Fair word of warning: This book will make you emotional. I had to read it in the comfort of my own home so as to avoid the "ugly cry" in public.  If you're not looking for that right now, back away slowly. 

Hinds' Feed on High Places—Hannah Hurnard

"Then as she looked up in his face, he smiled most sweetly and said something he had never said before, "You have one real beauty, Much-Afraid, you have such trustful eyes. Trust is one of the most beautiful things in the world."

Theme: Perfect love casts out all fear, transforms, and gives us a new name.

Let me introduce you to the simplest book that just might change your life. In the category of Christian allegory, it is bar none.

Hannah Hurnard has the ability to write simultaneously to a youthful audience while engaging in the subplot, much more profound significance for an adult audience. The author brilliantly executes this allegory of faith through one character: Much Afraid.

The book's inspiration draws upon Psalm 18:33: "He makes my feet like the feet of a deer; he causes me to stand on the heights."

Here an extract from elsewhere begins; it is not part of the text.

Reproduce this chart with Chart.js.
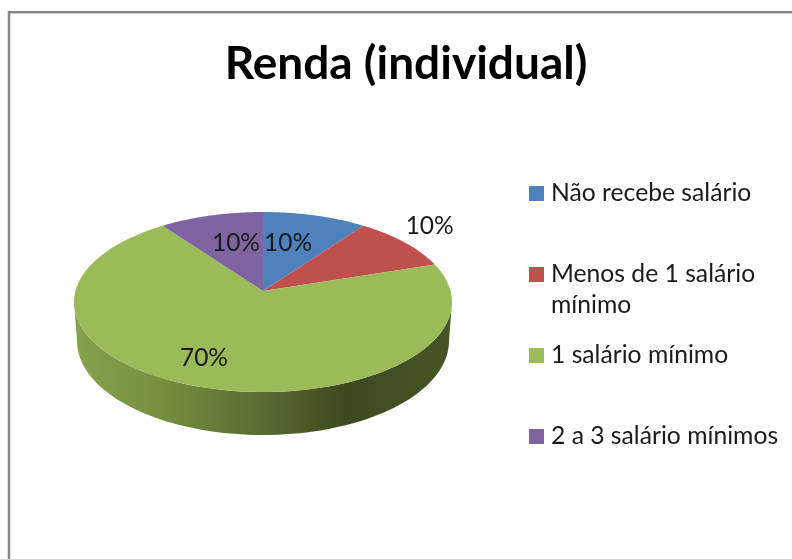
<!DOCTYPE html>
<html><head><meta charset="utf-8">
<style>html,body{margin:0;padding:0;background:#fff;overflow:hidden}
#w{width:792px;height:559px}canvas{display:block;filter:blur(0.55px)}</style>
<script src="https://cdn.jsdelivr.net/npm/chart.js@4"></script></head>
<body><div id="w"><canvas id="c" width="792" height="559"></canvas></div>
<script>
const chartTitle = 'Renda (individual)';
const categories = ['Não recebe salário','Menos de 1 salário mínimo','1 salário mínimo','2 a 3 salário mínimos'];
const legendLines = [['Não recebe salário'],['Menos de 1 salário','mínimo'],['1 salário mínimo'],['2 a 3 salário mínimos']];
const values = [10,10,70,10];
const percentLabels = ['10%','10%','70%','10%'];
const colors = ['#4F81BD','#C0504D','#9BBB59','#8064A2'];
// label placement relative to the slice: radius fraction, degrees from the mid-angle
const labelRadius = [0.6,1.26,0.75,0.6];
const labelTurn = [-4.2,-3.3,4.6,3.1];

const FONT = 'Lato, "Open Sans", sans-serif';
const SQUASH = 90/189, TILT = -0.122, DEPTH = 39, BOTTOM_SHRINK = 186/189, BOTTOM_SQUASH = 94/186;
const AREA = {left:74,right:452,top:113,bottom:491};

// perspective projection of a unit-disc point
function project(a,r,u,v){
  const d = 1+TILT*v, k = Math.sqrt(1-TILT*TILT);
  return {x:a.x+a.outerRadius*u*k/d, y:a.y+a.outerRadius*SQUASH*(v+TILT)/d};
}
function polar(a,r,ang){return project(a,r,r*Math.cos(ang),r*Math.sin(ang));}

const pie3d = {
  id:'pie3d',
  beforeDraw(chart){
    const c = chart.ctx;
    c.save();c.fillStyle='#fff';c.fillRect(0,0,chart.width,chart.height);
    c.strokeStyle='#868686';c.lineWidth=2.5;c.strokeRect(9,12.2,chart.width+40,chart.height+40);c.restore();
  },
  afterLayout(chart){
    Object.assign(chart.chartArea,AREA,{width:AREA.right-AREA.left,height:AREA.bottom-AREA.top});
  },
  beforeDatasetDraw(chart,args){
    const c = chart.ctx, arcs = args.meta.data;
    const a0 = arcs[0], R = a0.outerRadius;
    const g = c.createLinearGradient(a0.x-R+2,0,a0.x+R-2,0);
    [[0,'#86A24D'],[0.22,'#76903F'],[0.5,'#586C32'],[0.72,'#3D4A20'],[1,'#465426']].forEach(s=>g.addColorStop(s[0],s[1]));
    // side wall, only the front half of each slice
    arcs.forEach((a)=>{
      const s = Math.max(a.startAngle,0), e = Math.min(a.endAngle,Math.PI);
      if(e<=s) return;
      c.beginPath();
      const N=80;
      for(let i=0;i<=N;i++){const t=s+(e-s)*i/N;
        const x=a.x+R*Math.cos(t), y=a.y+R*SQUASH*Math.sin(t);
        i?c.lineTo(x,y):c.moveTo(x,y);}
      for(let i=N;i>=0;i--){const t=s+(e-s)*i/N;
        c.lineTo(a.x+R*BOTTOM_SHRINK*Math.cos(t), a.y+DEPTH+R*BOTTOM_SHRINK*BOTTOM_SQUASH*Math.sin(t));}
      c.closePath();c.fillStyle=g;c.fill();
    });
    // top face, from the library's computed arc angles
    arcs.forEach((a,i)=>{
      c.beginPath();
      const ap=polar(a,0,0);c.moveTo(ap.x,ap.y);
      const N=90;
      for(let k=0;k<=N;k++){
        const t=a.startAngle+(a.endAngle-a.startAngle)*k/N, p=polar(a,1,t);
        c.lineTo(p.x,p.y);
      }
      c.closePath();c.fillStyle=a.options.backgroundColor;c.fill();
    });
    // percentage labels
    c.save();c.font='24.5px '+FONT;c.fillStyle='#1a1a1a';c.textAlign='center';c.textBaseline='middle';
    arcs.forEach((a,i)=>{
      const mid=(a.startAngle+a.endAngle)/2+labelTurn[i]*Math.PI/180;
      const p=polar(a,labelRadius[i],mid);
      c.fillText(percentLabels[i],p.x,p.y);
    });
    c.restore();
    return false;
  },
  afterDraw(chart){
    const c = chart.ctx;
    c.save();c.font='24.7px '+FONT;c.textBaseline='middle';c.textAlign='left';
    legendLines.forEach((lines,i)=>{
      const y=193.5+i*81;
      c.fillStyle=colors[i];c.fillRect(529,y-7.5,15,15);
      c.fillStyle='#1a1a1a';
      lines.forEach((t,j)=>c.fillText(t,551,y+j*31));
    });
    c.restore();
  }
};

new Chart(document.getElementById('c'),{
  type:'pie',
  data:{labels:categories,datasets:[{data:values,backgroundColor:colors,borderWidth:0}]},
  options:{
    responsive:false,animation:false,
    layout:{padding:{left:20,right:0,top:0,bottom:0}},
    plugins:{
      legend:{display:false},tooltip:{enabled:false},
      title:{display:true,text:chartTitle,color:'#000',
        font:{family:FONT,size:46,weight:'bold',lineHeight:1.2},padding:{top:37,bottom:0}}
    }
  },
  plugins:[pie3d]
});
</script></body></html>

Much Afraid's journey to the High Places is not met without a lot of resistance from her two companions: Sorrow and Suffering. And then there's Craven Fear, her bullying relative who demands that she never leave the valley to tread upon the heights. But a guide appears to affirm that she belongs there and that her feet were meant to tread on the mountains. He is The Good Shepherd. 

Want to read on yet?

Within the first few lines of this tale, I was hooked (and that's no small feat for a staunch, non-fiction reader like myself). The idea that resilience is only delivered through suffering, pain, and at times disappointment is delivered so poignantly. Through child-like eyes of pure faith, the author gently leads the reader through her journey of trusting the Good Shepherd. I promise that will leave you with a kind of hope you've desperately been searching for, and remind you of the goodness of pure-hearted faith. It's a beautiful thing friends. 


With these three recommended readings, you have all you need to get your 'classics' collection started. Find a cozy spot in your corner coffee shop and settle in. I promise it will be good.